In collaboration with KGB’s True Story nonfiction reading series, Blunderbuss invites you to an investigation of the state of social movements two years after the rise of Occupy Wall Street.
Blunderbuss, beer, badass readers… and YOU!
[THE DETAILS]
Tuesday, October 8th, 2013
7:00 pm – 9:00 pm
KGB Bar
85 E. 4th St., NYC – b/t Bowery & 2nd Ave.
Admission is free, drinks are reasonable (we recommend the Baltika 9)
[THE PRESENTERS]
Mark Bray is the author of Translating Anarchy: The Anarchism of Occupy Wall Street. He is also a PhD Candidate in European History at Rutgers University and a longtime political organizer.

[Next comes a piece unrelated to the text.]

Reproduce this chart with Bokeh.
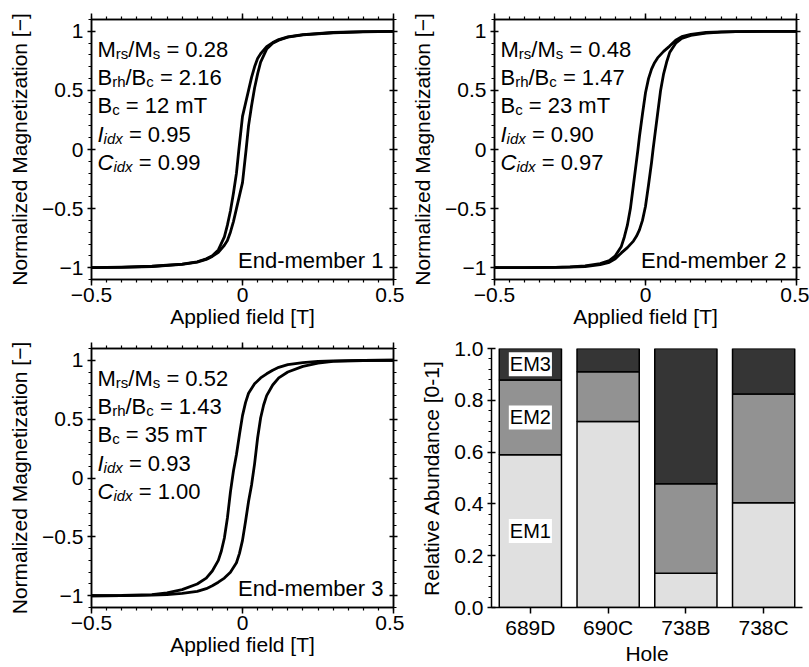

Molly Crabapple is an artist and writer in New York. Her 2013 solo exhibition, Shell Game, led to her being called “Occupy’s greatest artist” by Rolling Stone, and “an emblem of the way that art could break out of the gilded gallery” by The New Republic. She is the third artist in the last decade to draw Guantanamo Bay. Crabapple is a columnist for VICE, and has written for The Paris Review, CNN, The Guardian, The Daily Beast, Jacobin, and Der Spiegel. Her illustrated memoir, Drawing Blood will be published by Harper Collins in 2015.
Michael Alexander Gould-Wartofsky is an award-winning author, artist, educator, and scholar. His book, The Occupiers: The Making of the 99 Percent Movement, is forthcoming from Oxford in 2014.
Anna Lekas Miller is an independent journalist covering the Middle East, Palestine, Arab-America and social movements. She was involved with Occupy Wall Street both in the streets and as a reporter, even though that is technically unethical. Oops. She generally gets herself in trouble no matter what the occasion and is now banned from Israel. Follow her antics @agoodcuppa.
Nathan Schneider is the author of Thank You, Anarchy: Notes from the Occupy Apocalypse, published in September by University of California Press. He reported on the Occupy movement, beginning with the early planning meetings, for Harper’s Magazine, The Nation, the Boston Review, and elsewhere. He is an editor of Waging Nonviolence, a website of news and analysis about resistance movements, and Killing the Buddha, a literary magazine of religion, culture, and politics. His previous book is God in Proof: The Story of a Search from the Ancients to the Internet.